An old plan might create unexpected beneficiaries, lost tax savings opportunities and unwanted legal difficulties. An estate plan may need to be rewritten or amended for changes such as marriage or divorce, moving, buying overseas property or adding new foreign assets.

Financial advisers play a key role in urging clients to review their plans regularly. In general, estate plans should be reviewed every three to five years or after major life events or significant financial changes to ensure they continue to reflect the client’s wishes and conform with current legislation. Regular meetings help advisers detect potential problems early and fix them before they become costly.
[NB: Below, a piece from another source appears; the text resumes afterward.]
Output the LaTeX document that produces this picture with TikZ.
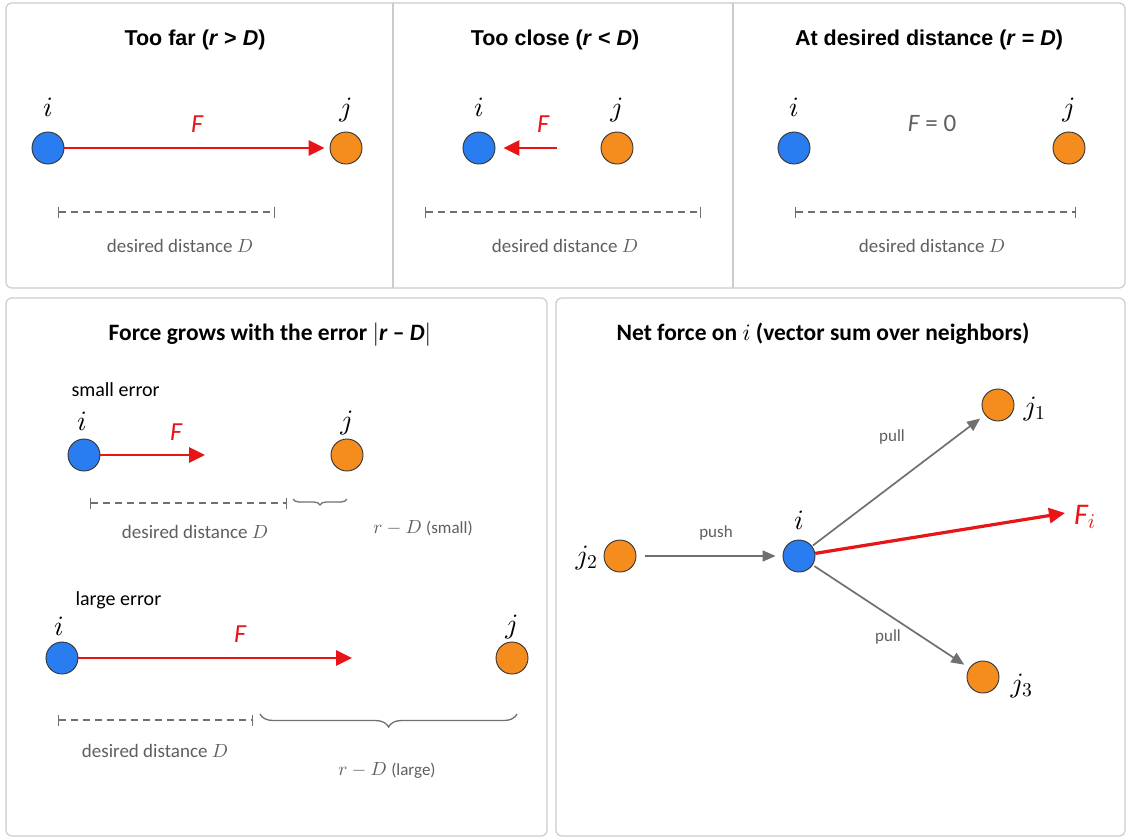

Challenge 3: The Growing Complexity of Digital and Nontraditional Assets

International estate planning has been made more complicated by digital assets. Unlike traditional property, there may not be a distinct physical location for assets such as cryptocurrencies and non-fungible tokens (NFTs), making it harder to determine which country’s laws apply.
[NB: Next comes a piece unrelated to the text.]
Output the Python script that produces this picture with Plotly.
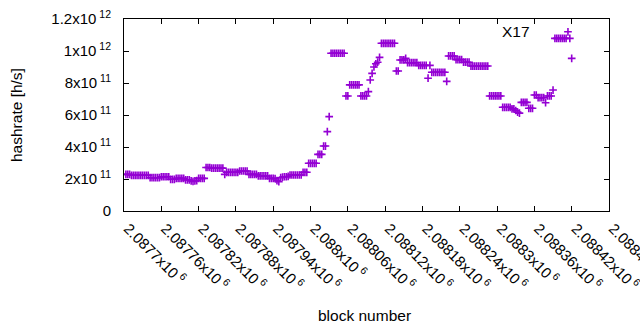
import plotly.graph_objects as go

# block numbers (every third block) and hashrate estimates in units of 1e9 h/s
blocks = list(range(2087703, 2088421, 3))
hashrate_g = [
    229, 229, 229,
    223, 223, 223, 223, 223, 223, 223, 223, 223, 223,
    208, 208, 208, 208, 208, 208,
    214, 214, 214, 214, 214,
    198, 198, 198,
    204, 204, 204, 204, 204,
    194, 194, 194,
    188, 185, 188, 190,
    204, 204, 204, 204,
    272, 272, 272, 268, 268, 268, 268, 268, 268, 268,
    229, 242, 242, 242, 242, 242, 242, 242,
    250, 250, 250, 250, 250,
    229, 229, 229, 229, 229,
    219, 219, 219, 219, 219, 219,
    204, 204, 204, 202, 190, 183,
    208, 212, 214, 214, 216,
    225, 225, 225, 225, 225, 225, 225,
    242, 242, 242,
    298, 298, 298, 298, 298,
    354, 354, 354,
    406, 406,
    496,
    590,
    986, 986, 986, 986, 986, 986, 986, 986,
    719, 719,
    788, 788, 788, 788, 788, 788,
    719, 719, 719, 719,
    746, 819, 860, 900, 920, 930, 960,
    1048, 1048, 1048, 1048, 1048, 1048, 1048, 1048,
    875, 875,
    944, 944, 944,
    954,
    927, 927, 927, 927, 927, 927,
    910, 910, 910, 910, 910,
    830,
    910,
    867, 867, 867, 867, 867, 867, 867, 867,
    810,
    969, 969, 969, 969,
    946, 946, 946, 946,
    930, 930, 930, 930,
    906, 906, 906, 906, 906, 906, 906, 906, 906, 906,
    719, 719, 719, 719, 719, 719, 719,
    648, 648, 648, 648, 648,
    638, 638,
    628, 618, 612,
    679, 679, 679, 679,
    642, 642, 642,
    725, 725,
    708, 708, 708, 708,
    677,
    719, 719, 719,
    756,
    1079, 1079, 1079, 1079, 1079, 1079, 1079,
    1120,
    1079,
    954,
]
hashrate = [v * 1e9 for v in hashrate_g]

x_tickvals = [2087700, 2087760, 2087820, 2087880, 2087940, 2088000, 2088060,
              2088120, 2088180, 2088240, 2088300, 2088360, 2088420, 2088480]
x_ticktext = ["2.0877", "2.08776", "2.08782", "2.08788", "2.08794", "2.088",
              "2.08806", "2.08812", "2.08818", "2.08824", "2.0883", "2.08836",
              "2.08842", "2.08848"]
y_tickvals = [0, 2e11, 4e11, 6e11, 8e11, 1e12, 1.2e12]
y_ticktext = ["0", "2x10<sup> 11</sup>", "4x10<sup> 11</sup>", "6x10<sup> 11</sup>",
              "8x10<sup> 11</sup>", "1x10<sup> 12</sup>", "1.2x10<sup> 12</sup>"]

COLOR = "#9400d3"
FONT = "Liberation Sans, Arial, sans-serif"

W, H = 640, 330
L, R, T, B = 124, 31, 19, 119
pw, ph = W - L - R, H - T - B


def px_to_paper(px, py):
    return (px - L) / pw, (H - B - py) / ph


fig = go.Figure()
fig.add_trace(go.Scatter(
    x=blocks[:len(hashrate)], y=hashrate, mode="markers",
    marker=dict(symbol="cross-thin", size=5.5, color=COLOR,
                line=dict(width=1.6, color=COLOR)),
    showlegend=False, cliponaxis=True, hoverinfo="skip",
))

axis_common = dict(
    showline=True, linecolor="black", linewidth=1, mirror="allticks",
    ticks="inside", ticklen=5, tickcolor="black", tickwidth=1,
    showgrid=False, zeroline=False,
    tickfont=dict(family=FONT, size=15, color="black"),
)
fig.update_xaxes(range=[2087700, 2088480], tickmode="array", tickvals=x_tickvals,
                 ticktext=[t + "x10<sup> 6</sup>" for t in x_ticktext],
                 tickangle=45, ticklabeloverflow="allow", ticklabelstandoff=2,
                 ticklabelshift=4, **axis_common)
fig.update_yaxes(range=[0, 1.2e12], tickmode="array", tickvals=y_tickvals,
                 ticktext=y_ticktext, ticklabelstandoff=9, **axis_common)

ax, ay = px_to_paper(16, 115)
bx, by = px_to_paper(364, 315)
cx, cy = px_to_paper(532, 31)
fig.update_layout(
    width=W, height=H,
    margin=dict(l=L, r=R, t=T, b=B, autoexpand=False),
    paper_bgcolor="white", plot_bgcolor="white",
    font=dict(family=FONT, size=15, color="black"),
    annotations=[
        dict(text="hashrate [h/s]", x=ax, y=ay, xref="paper", yref="paper",
             xanchor="center", yanchor="middle",
             showarrow=False, textangle=-90, font=dict(size=15.5)),
        dict(text="block number", x=bx, y=by, xref="paper", yref="paper",
             xanchor="center", yanchor="middle",
             showarrow=False, font=dict(size=15.5)),
        dict(text="X17", x=cx, y=cy, xref="paper", yref="paper",
             xanchor="right", yanchor="middle",
             showarrow=False, font=dict(size=15.5)),
    ],
)

fig.write_html("out.html", config={"displayModeBar": False},
               post_script="document.body.style.margin='0';document.body.style.padding='0';")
With the continued growth of decentralized finance (DeFi), the necessity for strategic planning is becoming increasingly vital. The value of crypto assets held in DeFi smart contracts increased from $38.77 billion to $87.5 billion between 2023 and 2024, indicating rapid growth in these holdings.

Digital assets can create issues in the valuation, taxation and administration of an estate if not properly planned for. Missing account information or inconsistent legal treatment across jurisdictions might delay asset transfers or render valuable property permanently inaccessible.

Professionals can assist clients in getting ready by compiling a complete list of their traditional and digital assets, outlining steps to access them securely, and establishing a plan to pass along passwords or private keys. It’s important to follow these measures to ensure digital wealth is secure and can be transmitted to beneficiaries as planned.

Challenge 4: Appointing the Right Fiduciaries

Where the estate involves assets in more than one country, the choice of an appropriate executor or trustee is more complex. A fiduciary qualified to act with respect to domestic assets may not have the legal capacity or practical ability to govern property located in a foreign country. In some situations, the estate pays the travel expenses of a nonresident executor, resulting in additional fees that can reduce the value ultimately distributed to beneficiaries.

Frozen assets, legal challenges and long delays can occur if the fiduciary is not properly appointed until local regulations are sorted out. Differences in probate procedures and documents might further complicate estate administration across borders.

Financial advisers can help clients avoid these problems by suggesting local or in-country fiduciaries for assets in each nation where appropriate. Careful vetting of executors and trustees for international estate administration is also vital to ensure they are familiar with the legal requirements in each jurisdiction.

Challenge 5: The Clash of Legal Systems and Inheritance Laws

Estate plans that work in one country might not be treated the same in another. In the United States and the United Kingdom, both common-law countries, people usually have more discretion over how their assets are divided. However, many civil law countries have compulsory heirship clauses in their cross-border inheritance laws that reserve a portion of an estate for certain family members regardless of what a will provides. This discrepancy may cause problems for families with assets or beneficiaries in different jurisdictions.

If these legal distinctions are not taken into account in the planning process, a client’s intentions may be overruled or delayed partly as local courts apply their own inheritance rules. This might lead to disagreements among beneficiaries and unnecessary legal issues.

Financial advisers can mitigate these risks by encouraging clients to engage legal counsel in each applicable country. Depending on the circumstances, measures such as drafting separate wills for assets held in multiple jurisdictions or establishing international trusts may be useful. This would ensure the estate plan meets local legal requirements while achieving the client's broader goals.

Building a Stronger Cross-Border Estate Plan

International estate planning requires more than applying the same strategies used for domestic estates. By understanding common cross-border challenges and reviewing plans regularly, financial advisers can help clients reduce risk, preserve wealth and ensure their wishes are carried out across jurisdictions.